Жизнь драмы | страница 79



Век, который способен считать ученого бесчувственным только потому, что некоторые из обнаруживаемых им данных имеют независимую от чувства ценность, склонен видеть в художнике существо совершенно бездумное. При благожелательном отношении к художнику общее мнение изображает его гением, который парит в заоблачных высотах духа и не снисходит до «простого» разума. При недоброжелательном отношении к художнику общее мнение изображает его безумцем, которому недоступны великолепные высоты разума. При смешении же благожелательного и недоброжелательного отношения получается наиболее распространенное ныне представление о художнике как о безумном гении, по- луангеле-полудьяволе, наполовину супермене, наполовину идиоте. Для доказательства «правильности» этого представления из большого числа великих художников тщательно отбирают только тех, чей образ можно подогнать под эту формулу. Ясно, например, что, поднатужившись, можно поставить фильм в голливудском духе о Бетховене, но куда труднее было бы сделать такой фильм о Бахе. Возьмем теперь пример из более интеллектуальной, чем Голливуд, области: многие преподаватели пользуются для определения поэзии известным выражением Уордсуорда о «стихийно нахлынувшем могучем чувстве», забывая при этом добавить, что сам Уордсуорд был одним из величайших литературных умов, что он написал большое произведение, специально посвященное поэтическому сознанию. Обычный школьник двадцатого века, вне всякого сомнения, представляет себе искусство как продукт чувства в чистом виде, для создания которого не требуется ни знания, ни размышления. А ведь ребенок, по словам нашего интеллектуального поэта, это отец взрослого человека.
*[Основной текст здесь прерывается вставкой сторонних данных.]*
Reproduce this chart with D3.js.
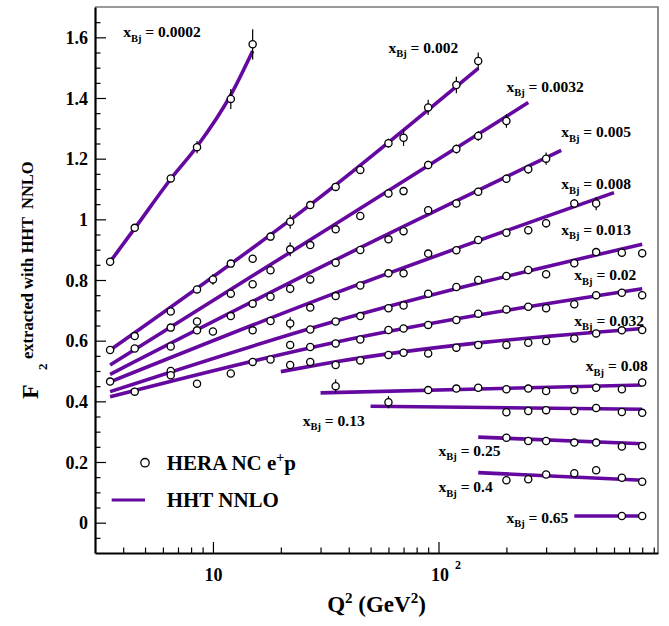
<!DOCTYPE html>
<html><head><meta charset="utf-8">
<script src="https://cdn.jsdelivr.net/npm/d3@7"></script>
<style>
body{margin:0;background:#fff}
svg{display:block}
text{font-family:"Liberation Serif","Times New Roman",serif;font-weight:bold;fill:#000;white-space:pre}
</style>
</head><body>
<svg id="c" width="669" height="626"></svg>
<script>
// ---- data ----
const xBjLabels = ["0.0002","0.002","0.0032","0.005","0.008","0.013","0.02","0.032","0.08","0.13","0.25","0.4","0.65"];

const pointQ2 = [
  [3.5,4.5,6.5,8.5,12,15],
  [3.5,4.5,6.5,8.5,10,12,15,18,22,27,35,45,60,70,90,120,150],
  [4.5,6.5,8.5,12,15,18,22,27,35,45,60,70,90,120,150,200],
  [6.5,8.5,10,12,15,18,22,27,35,45,60,70,90,120,150,200,250,300],
  [3.5,15,18,22,27,35,45,60,70,90,120,150,200,250,300,400,500],
  [6.5,22,27,35,45,60,70,90,120,150,200,250,300,400,500,650,800],
  [4.5,6.5,8.5,12,15,18,22,27,35,45,60,70,90,120,150,200,250,300,400,500,650,800],
  [27,35,45,60,70,90,120,150,200,250,300,400,500,650,800],
  [35,90,120,150,200,250,300,400,500,650,800],
  [60,200,250,300,400,500,650,800],
  [200,250,300,400,500,650,800],
  [200,250,300,400,500,650,800],
  [650,800]
];
const pointF2 = [
  [0.860,0.972,1.135,1.238,1.397,1.577],
  [0.569,0.615,0.696,0.769,0.802,0.854,0.870,0.943,0.992,1.047,1.107,1.163,1.251,1.269,1.369,1.443,1.522],
  [0.574,0.643,0.663,0.755,0.786,0.832,0.901,0.915,0.967,1.011,1.085,1.093,1.179,1.232,1.275,1.324],
  [0.581,0.634,0.630,0.681,0.722,0.745,0.771,0.802,0.857,0.899,0.934,0.961,1.030,1.052,1.091,1.134,1.165,1.200],
  [0.465,0.634,0.665,0.657,0.709,0.747,0.782,0.822,0.822,0.887,0.898,0.932,0.956,0.964,0.987,1.052,1.052],
  [0.500,0.586,0.637,0.663,0.681,0.707,0.716,0.755,0.777,0.800,0.813,0.833,0.819,0.855,0.892,0.890,0.888],
  [0.432,0.486,0.458,0.492,0.530,0.538,0.520,0.579,0.591,0.604,0.635,0.640,0.652,0.668,0.689,0.703,0.712,0.707,0.720,0.750,0.758,0.750],
  [0.530,0.520,0.535,0.553,0.560,0.558,0.577,0.586,0.586,0.593,0.599,0.607,0.624,0.634,0.635],
  [0.450,0.437,0.442,0.445,0.440,0.442,0.434,0.437,0.445,0.440,0.462],
  [0.397,0.364,0.368,0.371,0.368,0.378,0.365,0.362],
  [0.280,0.269,0.269,0.264,0.264,0.251,0.253],
  [0.140,0.143,0.159,0.163,0.173,0.148,0.135],
  [0.022,0.022]
];
const pointErr = [
  [0.006,0.008,0.010,0.020,0.033,0.050],
  [0.006,0.007,0.008,0.010,0.018,0.010,0.010,0.012,0.023,0.012,0.012,0.013,0.015,0.027,0.025,0.027,0.028],
  [0.006,0.007,0.008,0.009,0.009,0.010,0.023,0.010,0.010,0.011,0.012,0.013,0.014,0.015,0.016,0.022],
  [0.006,0.007,0.008,0.008,0.008,0.009,0.015,0.009,0.009,0.010,0.010,0.011,0.012,0.012,0.013,0.014,0.015,0.020],
  [0.006,0.008,0.008,0.020,0.008,0.008,0.009,0.009,0.010,0.010,0.011,0.012,0.012,0.013,0.014,0.015,0.022],
  [0.006,0.012,0.007,0.007,0.008,0.008,0.008,0.009,0.009,0.010,0.010,0.010,0.011,0.012,0.012,0.013,0.014],
  [0.005,0.006,0.006,0.007,0.007,0.007,0.008,0.008,0.008,0.008,0.009,0.009,0.009,0.009,0.010,0.010,0.010,0.011,0.011,0.012,0.012,0.013],
  [0.006,0.006,0.006,0.007,0.007,0.007,0.008,0.008,0.008,0.008,0.009,0.009,0.010,0.010,0.011],
  [0.022,0.006,0.006,0.006,0.006,0.007,0.007,0.007,0.008,0.008,0.009],
  [0.020,0.006,0.006,0.006,0.007,0.007,0.008,0.008],
  [0.008,0.006,0.006,0.006,0.006,0.007,0.007],
  [0.006,0.006,0.006,0.006,0.006,0.007,0.007],
  [0.003,0.003]
];
// HHT NNLO curves
const curveQ2 = [
  [3.5,4.5,6.5,8.5,12,15],
  [3.5,29,150],
  [3.5,33,250],
  [3.5,33,350],
  [3.5,33,600],
  [3.5,33,800],
  [3.5,33,800],
  [20,33,800],
  [30,800],
  [50,800],
  [150,800],
  [150,800],
  [400,800]
];
const curveF2 = [
  [0.860,0.970,1.133,1.240,1.410,1.555],
  [0.569,1.066,1.498],
  [0.520,0.973,1.385],
  [0.489,0.857,1.227],
  [0.464,0.750,1.088],
  [0.432,0.659,0.918],
  [0.415,0.591,0.771],
  [0.498,0.527,0.640],
  [0.428,0.454],
  [0.384,0.374],
  [0.282,0.260],
  [0.165,0.140],
  [0.022,0.022]
];
// label anchors (data coordinates)
const labelQ2 = [4,60,200,350,350,350,400,400,450,25,100,100,200];
const labelF2 = [1.60,1.55,1.42,1.27,1.10,0.95,0.80,0.65,0.50,0.32,0.22,0.10,0.0];

const yMajorTicks = [0,0.2,0.4,0.6,0.8,1.0,1.2,1.4,1.6];
const yTickLabels = ["0","0.2","0.4","0.6","0.8","1","1.2","1.4","1.6"];
const yMinorTicks = [-0.05,0.05,0.1,0.15,0.25,0.3,0.35,0.45,0.5,0.55,0.65,0.7,0.75,0.85,0.9,0.95,1.05,1.1,1.15,1.25,1.3,1.35,1.45,1.5,1.55,1.65];
const xMajorTicks = [10,100];
const xTickBase = ["10","10"];
const xTickExp = ["","2"];
const xMinorTicks = [4,5,6,7,8,9,20,30,40,50,60,70,80,90,200,300,400,500,600,700,800,900];

// ---- drawing ----
const W = 669, H = 626;
const m = {left:95, right:11, top:7, bottom:73};
const svg = d3.select("#c");
const x = d3.scaleLog().domain([3,940]).range([m.left, W-m.right]);
const y = d3.scaleLinear().domain([-0.1,1.7]).range([H-m.bottom, m.top]);
const purple = "#64089f";

// frame (top/right grey)
svg.append("path")
  .attr("d", `M${m.left},${m.top}H${W-m.right}V${H-m.bottom}`)
  .attr("fill","none").attr("stroke","#7a7a7a").attr("stroke-width",1.7);

// y axis
const yAxMaj = d3.axisLeft(y).tickValues(yMajorTicks).tickSizeInner(-11).tickSizeOuter(0).tickPadding(7)
  .tickFormat((d,i)=>yTickLabels[i]);
const gy = svg.append("g").attr("transform",`translate(${m.left},0)`).call(yAxMaj);
gy.select(".domain").attr("stroke","#000").attr("stroke-width",2.2);
gy.selectAll(".tick line").attr("stroke","#000").attr("stroke-width",1.2);
gy.selectAll(".tick text").attr("font-size",18).attr("dy","0.34em")
  .style("font-family",'"Liberation Serif","Times New Roman",serif').style("font-weight","bold");
const gy2 = svg.append("g").attr("transform",`translate(${m.left},0)`)
  .call(d3.axisLeft(y).tickValues(yMinorTicks).tickSizeInner(-5.5).tickSizeOuter(0).tickFormat(""));
gy2.select(".domain").remove();
gy2.selectAll(".tick line").attr("stroke","#000").attr("stroke-width",1.2);

// x axis
const xAxMaj = d3.axisBottom(x).tickValues(xMajorTicks).tickSizeInner(-11).tickSizeOuter(0).tickFormat("");
const gx = svg.append("g").attr("transform",`translate(0,${H-m.bottom})`).call(xAxMaj);
gx.select(".domain").attr("stroke","#000").attr("stroke-width",2.2);
gx.selectAll(".tick line").attr("stroke","#000").attr("stroke-width",1.2);
gx.selectAll(".tick text").remove();
gx.selectAll(".tick").each(function(d,i){
  const t = d3.select(this).append("text").attr("y",28).attr("font-size",18).attr("fill","#000");
  if (xTickExp[i]) {
    t.attr("x",-8).attr("text-anchor","start");
    t.append("tspan").text(xTickBase[i]);
    t.append("tspan").attr("font-size",12).attr("dx",6).attr("dy",-12).text(xTickExp[i]);
  } else {
    t.attr("text-anchor","middle").text(xTickBase[i]);
  }
});
const gx2 = svg.append("g").attr("transform",`translate(0,${H-m.bottom})`)
  .call(d3.axisBottom(x).tickValues(xMinorTicks).tickSizeInner(-5.5).tickSizeOuter(0).tickFormat(""));
gx2.select(".domain").remove();
gx2.selectAll(".tick line").attr("stroke","#000").attr("stroke-width",1.2);

// curves
const line = d3.line().x(d=>x(d[0])).y(d=>y(d[1])).curve(d3.curveMonotoneX);
const gc = svg.append("g");
curveQ2.forEach((qs,i)=>{
  gc.append("path").datum(qs.map((q,j)=>[q,curveF2[i][j]]))
    .attr("d",line).attr("fill","none").attr("stroke",purple).attr("stroke-width",3.6)
    .attr("stroke-linecap","butt");
});

// data points
const pts = [];
pointQ2.forEach((qs,i)=>qs.forEach((q,j)=>pts.push({q, f:pointF2[i][j], e:pointErr[i][j]})));
const gp = svg.append("g");
gp.selectAll("line.err").data(pts).join("line").attr("class","err")
  .attr("x1",d=>x(d.q)).attr("x2",d=>x(d.q))
  .attr("y1",d=>y(d.f-d.e)).attr("y2",d=>y(d.f+d.e))
  .attr("stroke","#000").attr("stroke-width",1.2);
gp.selectAll("circle").data(pts).join("circle")
  .attr("cx",d=>x(d.q)).attr("cy",d=>y(d.f)).attr("r",3.6)
  .attr("fill","#fff").attr("stroke","#000").attr("stroke-width",1.3);

// x_Bj labels
xBjLabels.forEach((lab,i)=>{
  const t = svg.append("text").attr("x",x(labelQ2[i])).attr("y",y(labelF2[i])).attr("font-size",15.5);
  t.append("tspan").text("x");
  t.append("tspan").attr("font-size",10.5).attr("dy",4.5).text("Bj");
  t.append("tspan").attr("dy",-4.5).text(" = " + lab);
});

// legend
svg.append("circle").attr("cx",145).attr("cy",462.7).attr("r",4.2)
  .attr("fill","#fff").attr("stroke","#000").attr("stroke-width",1.3);
const lt1 = svg.append("text").attr("x",166.7).attr("y",469.5).attr("font-size",21);
lt1.append("tspan").text("HERA NC e");
lt1.append("tspan").attr("font-size",14).attr("dy",-8).text("+");
lt1.append("tspan").attr("dy",8).text("p");
svg.append("line").attr("x1",111.7).attr("x2",145).attr("y1",500).attr("y2",500)
  .attr("stroke",purple).attr("stroke-width",3);
svg.append("text").attr("x",166.7).attr("y",507).attr("font-size",21).text("HHT NNLO");

// x title
const xt = svg.append("text").attr("x",(m.left+W-m.right)/2).attr("y",612)
  .attr("text-anchor","middle").attr("font-size",23);
xt.append("tspan").text("Q");
xt.append("tspan").attr("font-size",15).attr("dy",-9).text("2");
xt.append("tspan").attr("dy",9).text(" (GeV");
xt.append("tspan").attr("font-size",15).attr("dy",-9).text("2");
xt.append("tspan").attr("dy",9).text(")");

// y title
const yt = svg.append("g").attr("transform","translate(38,278) rotate(-90)");
yt.append("text").attr("x",-121).attr("y",0).attr("font-size",24).text("F");
yt.append("text").attr("x",-92).attr("y",9).attr("font-size",13).text("2");
yt.append("text").attr("x",-81).attr("y",-5).attr("font-size",16.5).text("extracted with HHT  NNLO");
</script>
</body></html>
Разумеется, ошибка коренится в том, что люди представляют себе взаимоотношение мысли и чувства в виде обратной зависимости, словно это два вагончика фуникулера: когда один катится вниз, другой поднимается вверх, и наоборот. Общеизвестно, что страсть может взять верх над разумом — это уже совсем другой вопрос. Трагедия на тему о том, как страсть одерживает в душе главного героя победу над разумом, сама отнюдь не является примером аналогичного процесса — если, конечно, это не какая-нибудь очень слабая трагедия. Разум теряет Федра, а не Расин. Расин же судит героиню своей пьесы как раз с позиций разума. Независимо от того, была ли «Федра» создана под влиянием стихийно нахлынувшего на автора могучего чувства (этого нам не дано узнать), данное произведение не только написано с позиций разума, но и само представляет собой рациональную структуру. Писатели, которые, подобно Федре, утрачивают рассудок, оказываются, так же как и она, бессильными в достижении своих целей.